The WT pseudotyped virus used throughout the analysis was the prototype strain (GenBank: MN908947.3) with a D614G mutation (WT D614G). Variants were extracted from the Global Initiative on Sharing All Influenza Data (GISAID) website. The Alpha variant (GISAID: EPI_ISL_601443) was constructed with a total of nine mutations (69-70del, 144del, N501Y, A570D, D614G, P681H, T716I, S982A, and D1118H). The Beta variant (GISAID: EPI_ISL_700450) was constructed with 10 mutations: L18F, D80A, D215G, 242-244del, S305T, K417N, E484K, N501Y, D614G, and A701V. The Gamma variant (GISAID: EPI_ISL_792681) was constructed with 12 mutations: L18F, T20N, P26S, D138Y, R190S, K417T, E484K, N501Y, D614G, H655Y, T1027I, and V1176F. The Delta variant (GISAID: EPI_ISL_1534938) was constructed with 10 mutations: T19R, G142D, 156-157del, R158G, A222V, L452R, T478K, D614G, P681R, and D950N. The variant Delta Plus (GISAID: EPI_ISL_3019629) was constructed with 11 mutations: 19R, G142D, 156-157del, R158G, A222V, K417N, L452R, T478K, D614G, P681R, and D950N. The Kappa variant (GISAID: EPI_ISL_1384866) was constructed with eight mutations: T95I, G142D, E154L, L452R, E484Q, D614G, P681R, and N1071H. The Eta variant (GISAID: EPI_ISL_2885901) was constructed with eight mutations: Q52R, A67V, 69-70del, 144del, E484K, D614G, Q677H, and F888L. The Epsilon variant (GISAID: EPI_ISL_2922315) was constructed with four mutations: S13I, W152C, L452R, and D614G. The single mutation N439K was introduced into the pcDNA3.1 vector encoding WT D614G using QuikChange site-directed mutagenesis (Agilent 210519).
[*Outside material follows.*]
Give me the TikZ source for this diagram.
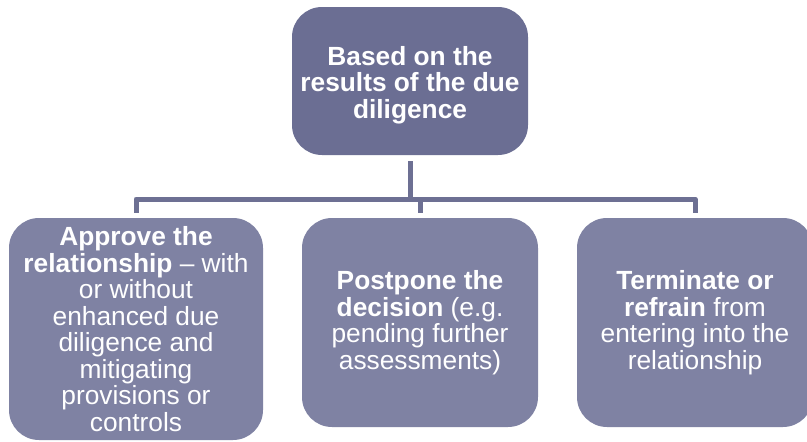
\documentclass[tikz,border=0pt]{standalone}
\usepackage{fontspec}
\setmainfont{Liberation Sans}
\begin{document}
\begin{tikzpicture}[x=1pt,y=-1pt,
  topbox/.style={fill=topfill, draw=none, rounded corners=30pt,
    minimum width=236pt, minimum height=148pt, text=white, align=center,
    inner sep=0pt, font=\fontsize{26.3}{26.5}\selectfont},
  subbox/.style={fill=subfill, draw=none, rounded corners=30pt,
    minimum width=236pt, minimum height=209pt, text=white, align=center,
    inner sep=0pt, font=\fontsize{26.3}{26.5}\selectfont},
  link/.style={draw=linkcol, line width=5pt, line join=round}]
\definecolor{topfill}{HTML}{6B6E93}
\definecolor{subfill}{HTML}{7F82A3}
\definecolor{linkcol}{HTML}{6D7093}
\useasboundingbox (0,0) rectangle (807,442);

% decision source (the strut lowers the text block slightly inside the box)
\node[topbox] (top) at (410,81)
  {\rule{0pt}{27pt}\textbf{Based on the}\\\textbf{results of the due}\\\textbf{diligence}};

% three outcomes
\node[subbox, minimum width=254pt, minimum height=222pt] (approve) at (136,329)
  {\textbf{Approve the}\\\textbf{relationship} -- with\\or without\\enhanced due\\diligence and\\mitigating\\provisions or\\controls};
\node[subbox] (postpone) at (420,322.5)
  {\textbf{Postpone the}\\\textbf{decision} (e.g.\\pending further\\assessments)};
\node[subbox] (terminate) at (695,322.5)
  {\textbf{Terminate or}\\\textbf{refrain} from\\entering into the\\relationship};

% tree connectors
\coordinate (fork) at (410,199);
\draw[link] ([yshift=-6pt]top.south) -- (fork);
\draw[link] ([yshift=5pt]approve.north) -- (approve.north |- fork)
  -- (terminate.north |- fork) -- ([yshift=5pt]terminate.north);
\draw[link] ([yshift=5pt]postpone.north) -- (postpone.north |- fork);
\end{tikzpicture}
\end{document}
The gene of variants were synthesized in Genewiz, Inc. WT, and mutated SARS-CoV-2 pseudotyped viruses were generated by cotransfection of human immunodeficiency virus backbones expressing firefly luciferase (pNL43R-E-luciferase) and pcDNA3.1 (Invitrogen) expression vectors encoding the respective spike proteins into 293T cells (ATCC) (20). Viral supernatants were collected 48 h later. Viral titers were measured as the luciferase activity in relative light units (Bright-Glo Luciferase Assay Vector System; Promega Biosciences).

Neutralization Activity of Monoclonal Antibodies against Pseudotyped SARS-CoV-2.

Neutralization assays were conducted as previously described (33). Serial dilutions of monoclonal antibodies (mAbs) were prepared with the highest concentration of 5 or 50 μg/mL. WT or mutated spike pseudotyped viruses were incubated with mAbs at 37 °C for 1 h. HeLa-hACE2 cells (1.5 × 104 per well) were then added into the mixture and incubated at 37 °C for 48 h to 60 h. Then the luciferase activity was measured after cell lysis. The percent of neutralization was determined by comparing with the virus control.

Antibody Binding Kinetics Measured by SPR.

The binding kinetics of mAbs to SARS-CoV-2 WT or Delta RBD monomer were analyzed using SPR (Biacore 8K; GE Healthcare). Specifically, recombinant protein A (Sino Biological) was immobilized to a CM5 sensor chip. The mAbs (2 μg/mL) were captured by recombinant protein A, and then serial dilutions of SARS-CoV-2 WT/Delta RBD with highest concentration of 200 nM were run at a flow rate of 30 μL/min in PBST buffer (1×PBS and 0.05% [vol/vol] Tween-20). The resulting data were fitted to a 1:1 binding model using the Biacore 8K Evaluation software (GE Healthcare).

Quantification and Statistical Analysis.

The technical and independent experiment replicates are indicated in the figure legends. IC50 of mAbs were calculated by the four-parameter dose inhibition equation in using Graphpad Prism 9.0.